Of the nearly 850,000 new cars registered in Thailand last year, only around 1% were EVs, according to government data. But between January and April this year, that proportion rose to more than 6%.

BYD is now the market leader, followed by China’s SAIC and Hozon and U.S. automaker Tesla, according to registration data showing 18,481 EVs sold between January and April.

More than 7,300 of those were BYD cars. Only 11 newly registered EVs this year came from Toyota, Thailand’s dominant brand that along with its partner Isuzu and Honda accounted for almost 70% of overall car and truck sales last year in Thailand.

Hajime Yamamoto, a principal at Nomura Research Institute’s consulting division in Thailand, said Chinese brands could take at least 15 percentage points of share from Japan over the next decade by delivering affordable EVs.

“The Japanese are only able to target some of the premium segments,” Yamamoto said.

Toyota, which alongside its group companies has invested nearly $7 billion in Thailand over the last decade and employs some 275,000 people, told Reuters in a statement that it is considering EV production in the country – its first official confirmation.

Toyota said it has taken 3,356 bookings so far for the electric bZ4X, which it began selling in Thailand last year.

It has also signalled an electric pickup truck is coming, but Goldman Sachs said in a note last month that “there is a growing need for them to consider other product segment expansion.”

GOVERNMENT PUSH

By 2030, Thailand aims to convert around 30% of its annual production of 2.5 million vehicles into EVs with ambitions to become the main regional production hub, for which it is aggressively pursuing investment.

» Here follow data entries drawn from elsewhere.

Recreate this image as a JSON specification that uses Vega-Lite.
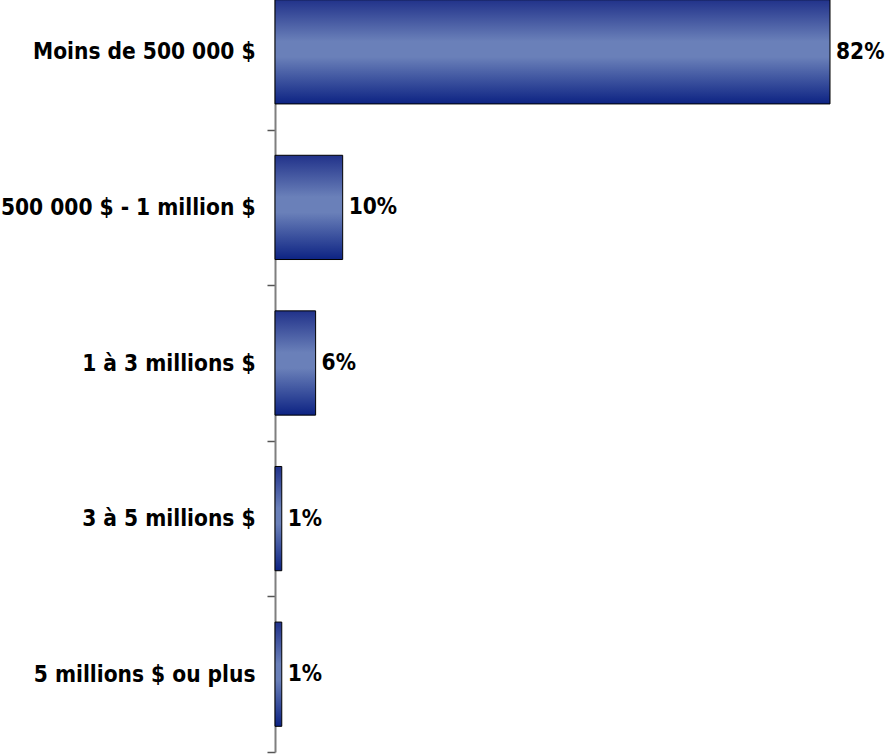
{
  "$schema": "https://vega.github.io/schema/vega-lite/v6.json",
  "width": 555,
  "height": 752,
  "autosize": {"type": "none"},
  "padding": {"left": 275, "top": 0, "right": 59, "bottom": 4},
  "background": "white",
  "config": {"view": {"stroke": null}},
  "data": {"values": [
    {"cat": "Moins de 500 000 $", "pct": 82, "label": "82%"},
    {"cat": "500 000 $ - 1 million $", "pct": 10, "label": "10%"},
    {"cat": "1 à 3 millions $", "pct": 6, "label": "6%"},
    {"cat": "3 à 5 millions $", "pct": 1, "label": "1%"},
    {"cat": "5 millions $ ou plus", "pct": 1, "label": "1%"}
  ]},
  "encoding": {
    "y": {"field": "cat", "type": "nominal", "sort": null,
      "scale": {"range": [-26, 752], "paddingInner": 0, "paddingOuter": 0},
      "axis": {"title": null, "domainColor": "#7f7f7f", "domainWidth": 2, "tickColor": "#555555", "tickWidth": 1.5, "tickSize": 8, "tickBand": "extent",
        "labelFont": "DejaVu Sans Condensed, Liberation Sans", "labelFontSize": 22.5, "labelFontWeight": "bold", "labelColor": "black", "labelPadding": 12, "labelLimit": 400}},
    "x": {"field": "pct", "type": "quantitative", "scale": {"domain": [0, 82], "nice": false}, "axis": null}
  },
  "layer": [
    {"mark": {"type": "bar", "stroke": "black", "strokeWidth": 1, "clip": false, "height": {"band": 0.67},
      "color": {"gradient": "linear", "x1": 0, "y1": 0, "x2": 0, "y2": 1,
        "stops": [{"offset": 0, "color": "#21328a"}, {"offset": 0.4, "color": "#6a80b9"}, {"offset": 0.55, "color": "#6a80b9"}, {"offset": 1, "color": "#0d2383"}]}}},
    {"mark": {"type": "text", "align": "left", "baseline": "middle", "dx": 6, "font": "DejaVu Sans Condensed, Liberation Sans", "fontSize": 22.5, "fontWeight": "bold", "color": "black", "clip": false},
      "encoding": {"text": {"field": "label"}}}
  ]
}
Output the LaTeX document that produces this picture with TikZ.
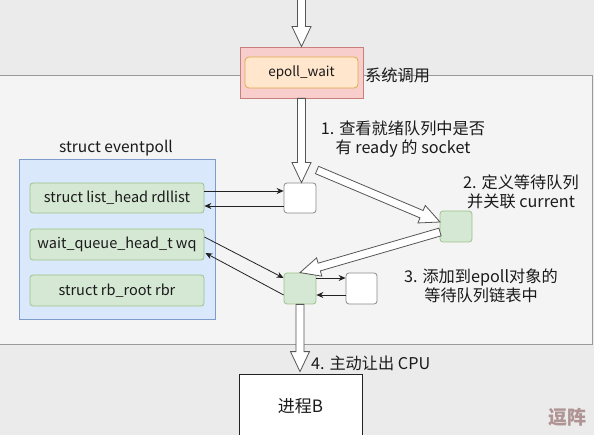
\documentclass[tikz,border=0pt]{standalone}
\usepackage{fontspec}
\setmainfont{Noto Sans CJK SC}
\usetikzlibrary{calc,arrows.meta}
\definecolor{bgc}{HTML}{EBEBEB}
\definecolor{innerc}{HTML}{F4F4F5}
\definecolor{innerline}{HTML}{9A9A9A}
\definecolor{pinkf}{HTML}{F8CECC}
\definecolor{pinkd}{HTML}{C87E7A}
\definecolor{orangef}{HTML}{FFE6CC}
\definecolor{oranged}{HTML}{E0A94A}
\definecolor{bluef}{HTML}{DAE8FC}
\definecolor{blued}{HTML}{7E9CCB}
\definecolor{greenf}{HTML}{D5E8D4}
\definecolor{greend}{HTML}{9CC38A}
\definecolor{whited}{HTML}{8A8A8A}
\definecolor{fatc}{HTML}{555555}
\definecolor{arrc}{HTML}{222222}
\definecolor{txtc}{HTML}{1A1A1A}
\definecolor{wmc}{HTML}{B09494}
\tikzset{
  fatarr/.style={draw=fatc, fill=white, line width=0.8pt, line join=miter},
  thinarr/.style={draw=arrc, line width=0.8pt, -{Stealth[length=7pt,width=6pt]}},
  basebox/.style={rectangle, inner sep=0pt, line width=0.8pt, text=txtc},
  greenbox/.style={basebox, fill=greenf, draw=greend, rounded corners=3pt},
  whitebox/.style={basebox, fill=white, draw=whited, rounded corners=3pt},
  lbl/.style={text=txtc, font=\fontsize{16.2}{19}\selectfont, align=center, inner sep=0pt},
  code/.style={font=\fontsize{14.5}{16}\selectfont}
}
\newcommand\fatarrow[2]{%
  \path[fatarr] let \p1=(#1), \p2=(#2), \n1={atan2(\y2-\y1,\x2-\x1)} in
    ($(\p1)+(\n1+90:4pt)$) --
    ($(\p2)+(\n1+180:20pt)+(\n1+90:4pt)$) --
    ($(\p2)+(\n1+180:20pt)+(\n1+90:9.5pt)$) --
    (\p2) --
    ($(\p2)+(\n1+180:20pt)+(\n1-90:9.5pt)$) --
    ($(\p2)+(\n1+180:20pt)+(\n1-90:4pt)$) --
    ($(\p1)+(\n1-90:4pt)$) -- cycle;}
\begin{document}
\begin{tikzpicture}[x=1pt,y=-1pt]
\useasboundingbox (0,0) rectangle (594,435);
\fill[bgc] (0,0) rectangle (594,435);
\filldraw[fill=innerc, draw=innerline, line width=0.9pt] (-2,75) rectangle (592,344);

% epoll_wait
\node[basebox, fill=pinkf, draw=pinkd, minimum width=123pt, minimum height=51pt] (ep) at (301.5,72.5) {};
\node[basebox, fill=orangef, draw=oranged, rounded corners=4pt, minimum width=113pt, minimum height=31pt, font=\fontsize{13.5}{15}\selectfont] (epi) at (301.5,72.5) {epoll\_wait};
\node[lbl, anchor=west] (sys) at (365,75) {系统调用};

% struct eventpoll
\node[lbl, font=\fontsize{15.5}{17}\selectfont] (evt) at (116,148) {struct eventpoll};
\node[basebox, fill=bluef, draw=blued, minimum width=196pt, minimum height=160pt] (blue) at (117,239) {};
\node[greenbox, code, minimum width=174pt, minimum height=30pt] (g1) at (117,198) {struct list\_head rdllist};
\node[greenbox, code, minimum width=174pt, minimum height=31pt] (g2) at (117,244.5) {wait\_queue\_head\_t wq};
\node[greenbox, code, minimum width=174pt, minimum height=31pt] (g3) at (117,290.5) {struct rb\_root rbr};

% small boxes
\node[whitebox, minimum width=32pt, minimum height=30pt] (b1) at (300,198) {};
\node[greenbox, minimum width=32pt, minimum height=31pt] (b2) at (456,226.5) {};
\node[greenbox, minimum width=32pt, minimum height=31pt] (b3) at (300,288.5) {};
\node[whitebox, minimum width=31pt, minimum height=31pt] (b4) at (361.5,288.5) {};

% process B
\node[basebox, fill=white, draw=arrc, minimum width=123pt, minimum height=65pt, font=\fontsize{17}{19}\selectfont] (pb) at (300.5,406.5) {进程B};

% labels
\node[lbl] (l1) at (403,139) {1. 查看就绪队列中是否\\有 ready 的 socket};
\node[lbl] (l2) at (521,192) {2. 定义等待队列\\并关联 current};
\node[lbl] (l3) at (481,286) {3. 添加到epoll对象的\\等待队列链表中};
\node[lbl, anchor=west] (l4) at (311,363) {4. 主动让出 CPU};
\node[text=wmc, font=\bfseries\fontsize{19}{20}\selectfont, inner sep=0pt] (wm) at (567,417) {逗阵};

% fat arrows
\coordinate (topin) at (301.5,-3);
\coordinate (d1s) at (317,170);
\coordinate (b2in) at (440,222);
\coordinate (b2out) at (440,232);
\fatarrow{topin}{ep.north}
\fatarrow{ep.south}{ep.south |- b1.north}
\fatarrow{d1s}{b2in}
\fatarrow{b2out}{b3.north}
\fatarrow{b3.south}{$(pb.north)+(-0.5,-2)$}

% thin arrows
\draw[thinarr] ($(g1.east)+(0,-7)$) -- ($(b1.west)+(0,-7)$);
\draw[thinarr] ($(b1.west)+(0,8)$) -- ($(g1.east)+(0,8)$);
\draw[thinarr] ($(g2.east)+(0,-7.5)$) -- ($(b3.west)+(0,-10.5)$);
\draw[thinarr] ($(b3.west)+(0,6.5)$) -- ($(g2.east)+(1,8.5)$);
\draw[thinarr] ($(b3.east)+(0,-10.5)$) -- ($(b4.west)+(0,-10.5)$);
\draw[thinarr] ($(b4.west)+(0,6.5)$) -- ($(b3.east)+(0,6.5)$);
\end{tikzpicture}
\end{document}
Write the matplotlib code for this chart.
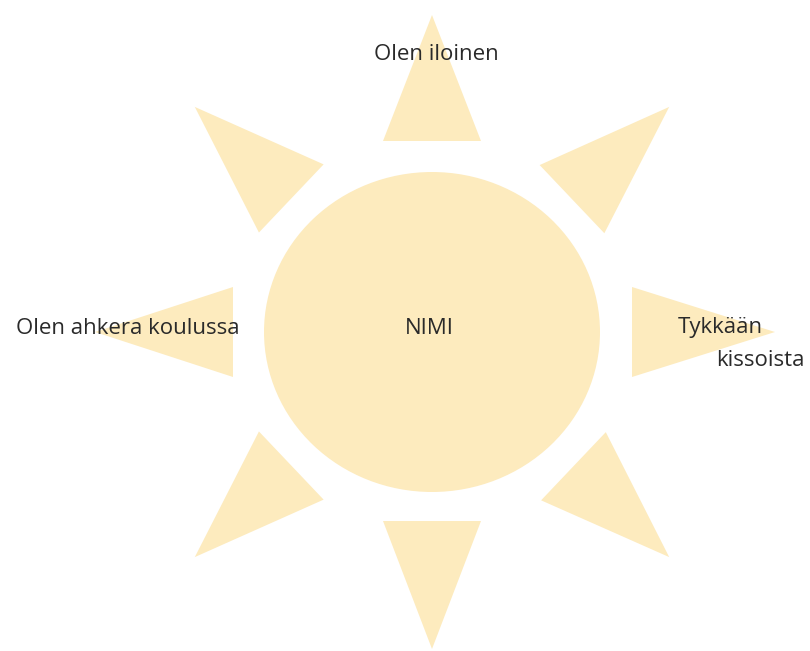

Thailand’s pitch to Chinese EV makers has been its existing supply base – built largely for Japanese automakers – and readiness to provide incentives.

These include lower tariffs on imports on the condition of subsequent local assembly and some tax breaks for EV manufacturing.

“We realise that if we would like to be the EV hub of the region, we cannot only build the car assembly industry,” said Thailand’s Board of Investment Secretary General Narit Therdsteerasukdi, who has travelled multiple times to China in recent months.

“We need to strengthen the whole ecosystem of EVs.”

The BOI has approved 14 projects by 13 companies, representing an annual production capacity of 276,640 EVs as of May 31.

Great Wall selected Thailand as a regional hub for EVs because of the country’s strong infrastructure, supplier and talent base, alongside its growth potential, said Narong Sritalayon, managing director of its Thailand arm.

“You want to penetrate into a market that has purchasing power and will be able to support your growth plans in the future, especially in a new business like electric vehicles,” he said.